Luigia Abbadia (1821–1896) was an Italian operatic mezzo-soprano known for her fine voice, secure technique, and a strong temperament. Possessing an uncommonly wide range, Abbadia sang several roles traditionally portrayed by sopranos in addition to roles from the mezzo-soprano repertoire.

==Biography==
Abbadia was born in Genoa to composer Natale Abbadia. She studied music under her father before making her professional opera debut at Sassari in 1836. Over the next several years she appeared in operas throughout Italy, including performances in Novara, Brescia, Triest, Monza, Turin, Bologna, Padua and Piacenza. In 1838 she sang the role of Agnese de Maino in Bellini's Beatrice di Tenda in Mantua. In 1840 she sang the role of Corilla in Donizetti's Le convenienze ed inconvenienze teatrali in Vienna. That same year she originated the role of Giulietta di Kelbar in the world premiere of Verdi's Un giorno di regno at La Scala and originated the role of Rovena in Nicolai's Il templario at the Teatro Regio in Turin. The following year she returned to La Scala to create the roles of Ines in the original production of Donizetti's Maria Padilla and the role of Delizia in the original production of Federico Ricci's Corrado d'Altamura. Her other roles at La Scala included Marie in La fille du régiment, Elvira in Ernani, Emilia in Mercadante's La vestale, Eleonora in Donizetti's Torquato Tasso, and the title roles in Donizetti's Alina, regina di Golconda and Pacini's Saffo. Other highlights of her stage career included portrayals of Alisa in Donizetti's Lucia di Lammermoor, Angelina in Rossini's La Cenerentola, Arsace in Rossini's Semiramide, and Normanno in Mercadante's I Normanni a Parigi.

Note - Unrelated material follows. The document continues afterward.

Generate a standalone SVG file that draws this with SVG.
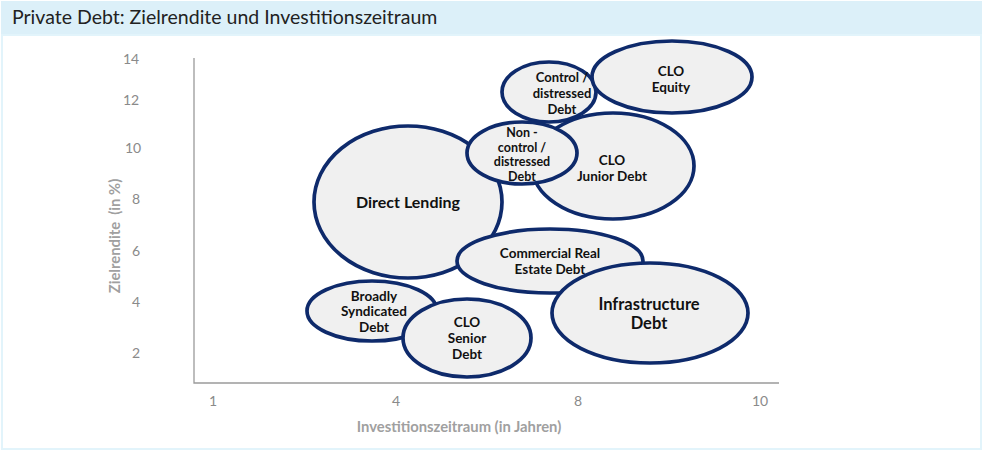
<svg xmlns="http://www.w3.org/2000/svg" width="984" height="451" viewBox="0 0 984 451">
<style>
.bub{fill:#f0f0f0;stroke:#0e2a6b;stroke-width:3.7}
.lbl{font-family:Lato,"Liberation Sans",sans-serif;font-weight:bold;fill:#111;text-anchor:middle}
.tick{font-family:Lato,"Liberation Sans",sans-serif;fill:#8a8a8a;font-size:14px;text-anchor:middle}
.ax{font-family:Lato,"Liberation Sans",sans-serif;fill:#a0a0a0;font-size:14.8px;font-weight:bold;text-anchor:middle}
</style>
<rect x="0" y="0" width="984" height="451" fill="#ffffff"/>
<rect x="1" y="1" width="981" height="33" fill="#dcf0f9"/>
<rect x="2" y="35" width="979" height="414" fill="#ffffff" stroke="#e2f4fb" stroke-width="2"/>
<text x="12" y="24" font-family="Lato,'Liberation Sans',sans-serif" font-size="19.5" fill="#222">Private Debt: Zielrendite und Investitionszeitraum</text>
<g id="axes">
<path d="M194 58 V383 H779" fill="none" stroke="#9a9a9a" stroke-width="1.3"/>
<text class="tick" x="131" y="64">14</text>
<text class="tick" x="131" y="105">12</text>
<text class="tick" x="133" y="153">10</text>
<text class="tick" x="136" y="204">8</text>
<text class="tick" x="136" y="256">6</text>
<text class="tick" x="136" y="307">4</text>
<text class="tick" x="136" y="358">2</text>
<text class="tick" x="213" y="406">1</text>
<text class="tick" x="396" y="406">4</text>
<text class="tick" x="578" y="406">8</text>
<text class="tick" x="760" y="406">10</text>
<text class="ax" x="459" y="432">Investitionszeitraum (in Jahren)</text>
<text class="ax" transform="translate(120,236) rotate(-90)" xml:space="preserve">Zielrendite  (in %)</text>
</g>
<g id="connectors"></g>
<g id="direct-lending">
<ellipse class="bub" cx="408" cy="202" rx="94" ry="76"/>
<text class="lbl" x="408" y="208" font-size="16">Direct Lending</text>
</g>
<g id="clo-junior-debt">
<ellipse class="bub" cx="613" cy="166" rx="81" ry="53"/>
<text class="lbl" font-size="13.5"><tspan x="612" y="165">CLO</tspan><tspan x="612" y="181">Junior Debt</tspan></text>
</g>
<g id="control-distressed-debt">
<ellipse class="bub" cx="549" cy="92" rx="47" ry="30"/>
<text class="lbl" font-size="13"><tspan x="562" y="82">Control /</tspan><tspan x="562" y="98">distressed</tspan><tspan x="562" y="114">Debt</tspan></text>
</g>
<g id="clo-equity">
<ellipse class="bub" cx="672" cy="77" rx="80" ry="36"/>
<text class="lbl" font-size="13.5"><tspan x="671" y="76">CLO</tspan><tspan x="671" y="92">Equity</tspan></text>
</g>
<g id="non-control-distressed-debt">
<ellipse class="bub" cx="522" cy="153" rx="55" ry="31"/>
<text class="lbl" font-size="12.5"><tspan x="522" y="137">Non -</tspan><tspan x="522" y="152">control /</tspan><tspan x="522" y="166">distressed</tspan><tspan x="522" y="181">Debt</tspan></text>
</g>
<g id="commercial-real-estate-debt">
<ellipse class="bub" cx="550" cy="261" rx="93" ry="32"/>
<text class="lbl" font-size="13.5"><tspan x="550" y="258">Commercial Real</tspan><tspan x="550" y="274">Estate Debt</tspan></text>
</g>
<g id="infrastructure-debt">
<ellipse class="bub" cx="650" cy="313" rx="98" ry="50"/>
<text class="lbl" font-size="16.5"><tspan x="649" y="310">Infrastructure</tspan><tspan x="649" y="329">Debt</tspan></text>
</g>
<g id="broadly-syndicated-debt">
<ellipse class="bub" cx="372" cy="311" rx="65" ry="30"/>
<text class="lbl" font-size="13.5"><tspan x="374" y="301">Broadly</tspan><tspan x="374" y="316">Syndicated</tspan><tspan x="374" y="332">Debt</tspan></text>
</g>
<g id="clo-senior-debt">
<ellipse class="bub" cx="467" cy="338" rx="64" ry="39"/>
<text class="lbl" font-size="13.5"><tspan x="467" y="327">CLO</tspan><tspan x="467" y="343">Senior</tspan><tspan x="467" y="359">Debt</tspan></text>
</g>
</svg>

In 1860–61, Abbadia participated in a tour of Germany with the opera company of Achille Lorini which included performances in Berlin and Hamburg among other cities. After retiring from the stage in 1870 she established a singing school in Milan. Several of her pupils went on to have successful opera careers including mezzo-soprano Giuseppina Pasqua and tenor Giovanni Battista De Negri.